Chip Slaven, the former interim executive director and CEO of the National School Boards Association (NSBA), and Viola Garcia, the former President of the NSBA, also received subpoenas.
They “co-signed the September 2021 letter to President Biden requesting federal law enforcement assistance to target parents voicing concerns at local school board meetings,” a press release from Jordan’s office said. “That letter led to an October 4, 2021, memorandum that directed the FBI to establish a ‘threat tag’ to investigate Americans.”
Jankowicz is the former executive director of the Department of Homeland Security’s (DHS) Disinformation Governance Board, which was disbanded last year in the face of intense criticism by Republicans.
In a video posted to YouTube last week, Jankowicz claimed the board was subject to “baseless claims” that it was an Orwellian “Ministry of Truth” and she was President Joe Biden’s “chief censor.”

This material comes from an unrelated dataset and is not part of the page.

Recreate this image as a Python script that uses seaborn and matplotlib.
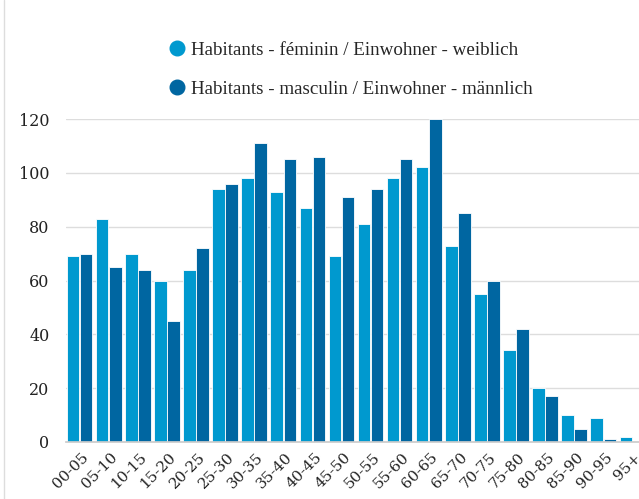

Jankowicz said her job really was meant “to make sure different entities within DHS were coordinated, to bring the latest research to bear in the Department, and to help the Department set up policies to ensure its existing counter-disinformation work was grounded in American values: privacy, civil rights, and civil liberties.”
Though the focus of the video was to promote a crowdfunding effort to sue Fox News over coverage of her, Jankowicz also claimed Jordan lied about her and the work that she has done, according to National Review.